На постаменте статуи было вырезано рождение Пандоры — первой женщины.

Прочие детали отделки

На архитраве перистиля висели бронзовые венки (сохранились отверстия для их крепления).

Парфенон, как и любой античный храм, был раскрашен. Тения и нижняя поверхность эхина были красными. Нижняя поверхность карниза — красной и синей. Кессоны перекрытий колоннады, сделанные из мрамора, красились в синий, красный и золотой (или жёлтый) цвет. Скульптура также была ярко раскрашена.

Дальнейшая история

Греческая политика резко изменилась после возвышения Македонии при царе Филиппе II. Окончательный удар нанес могуществу Афин Александр Великий, когда в 323 до н. э. прислал в город военный гарнизон и покончил с демократией. Однако известно, что даже Александр благоволил Парфенону. Он приказал разместить на восточном фронтоне 14 щитов, а также принес в дар Афине доспехи 300 побежденных персидских воинов. После смерти Александра Парфенон неоднократно становился жертвой жестоких тиранов. Так, в конце 4 века до н. э. в Парфеноне поселился вместе со своими любовницами Деметрий I Полиоркет. В начале 3 в. до н. э. афинский тиран Лахар снял золотую одежду со статуи Афины Парфенос, чтобы оплатить долг своим солдатам, а также щиты Александра. В начале 2 в. до н. э. представитель зажиточной пергамской династии Атталидов установил в Парфеноне памятник в честь одного из своих предков, который размещался почти вплотную к стене, справа от парадного входа в храм. Этот монумент имел форму огромного пьедестала, высота его едва не достигала крыши Парфенона. В 31 до н. э., когда слава Атталидов отошла в прошлое, монумент переименовали в честь римского императора Августа.

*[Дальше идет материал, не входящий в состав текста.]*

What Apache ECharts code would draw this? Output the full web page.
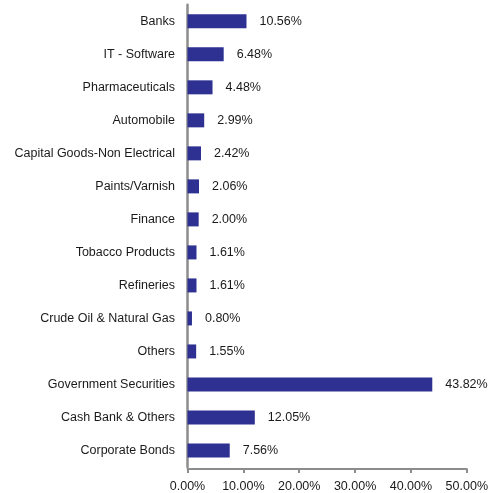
<!DOCTYPE html>
<html>
<head>
<meta charset="utf-8">
<style>
  html, body { margin: 0; padding: 0; background: #fff; }
  #chart { width: 491px; height: 493px; }
</style>
<script src="https://cdn.jsdelivr.net/npm/echarts@6/dist/echarts.min.js"></script>
</head>
<body>
<div id="chart"></div>
<script>
// Sector allocation, listed top to bottom
const categories = [
  'Banks', 'IT - Software', 'Pharmaceuticals', 'Automobile',
  'Capital Goods-Non Electrical', 'Paints/Varnish', 'Finance',
  'Tobacco Products', 'Refineries', 'Crude Oil & Natural Gas', 'Others',
  'Government Securities', 'Cash Bank & Others', 'Corporate Bonds'
];
const values = [10.56, 6.48, 4.48, 2.99, 2.42, 2.06, 2.00, 1.61, 1.61, 0.80, 1.55, 43.82, 12.05, 7.56];
const xTicks = [0, 10, 20, 30, 40, 50];

const chart = echarts.init(document.getElementById('chart'));
const textStyle = { fontFamily: '"Liberation Sans", Arial, sans-serif', fontSize: 12.5, color: '#1a1a1a' };
const axisColor = '#8c8c8c';

chart.setOption({
  animation: false,
  grid: { left: 187.5, right: 19, top: 4.8, bottom: 25.2, containLabel: false },
  xAxis: {
    type: 'value',
    min: xTicks[0],
    max: xTicks[xTicks.length - 1],
    interval: 10,
    offset: 2,
    axisLine: { show: true, lineStyle: { color: axisColor, width: 2 } },
    axisTick: { show: true, length: 4, lineStyle: { color: axisColor, width: 2 } },
    splitLine: { show: false },
    axisLabel: Object.assign({ margin: 11, formatter: v => v.toFixed(2) + '%' }, textStyle)
  },
  yAxis: {
    type: 'category',
    data: categories,
    inverse: true,
    axisLine: { show: true, lineStyle: { color: axisColor, width: 2.5 } },
    axisTick: { show: false },
    axisLabel: Object.assign({ margin: 12.5 }, textStyle)
  },
  series: [{
    type: 'bar',
    data: values,
    barWidth: 14,
    itemStyle: { color: '#2E3192' },
    label: Object.assign({
      show: true,
      position: 'right',
      distance: 13,
      formatter: p => p.value.toFixed(2) + '%'
    }, textStyle)
  }]
});
</script>
</body>
</html>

Ни один из античных источников не вспоминает о пожаре в Парфеноне, однако археологические раскопки доказали, что он произошёл в середине III века, наиболее вероятно, во время нашествия варварского племени герулов, которые разграбили Афины в 267 году. В результате пожара разрушилась крыша Парфенона, а также почти вся внутренняя арматура и перекрытия. Мрамор потрескался. В восточной пристройке разрушилась колоннада, обе основные двери храма и второй фриз. Если в храме хранились посвятительные надписи, они безвозвратно потеряны. Реконструкция после пожара не ставила своей задачей полностью восстановить облик храма. Терракотовую крышу провели только над внутренними помещениями, а внешняя колоннада оказалась незащищенной. Два ряда колонн в восточном зале заменили на подобные. Исходя из архитектурного стиля восстановленных элементов, удалось установить, что блоки в более ранний период принадлежали различным постройкам Афинского акрополя. В частности, 6 блоков западных дверей составляли основу массивной скульптурной группы, изображавшей колесницу, запряженную лошадьми (на этих блоках и сейчас заметны царапины в местах, где крепились копыта лошадей и колеса колесницы), а также группы бронзовых статуй воинов, которые описал Павсаний. Три других блока западных дверей — мраморные таблички с финансовой отчетностью, по которым установлены основные этапы строительства Парфенона.

Христианский храм

История

Парфенон оставался храмом богини Афины на протяжении тысячи лет. Точно неизвестно, когда именно он стал христианской церковью. В 4 веке Афины обветшали и превратились в провинциальный город Римской империи. В 5 веке храм был ограблен одним из императоров, а все его сокровища перевезли в Константинополь. Существуют сведения, что при патриархе Павле III Константинопольском Парфенон был перестроен в храм Св. Софии.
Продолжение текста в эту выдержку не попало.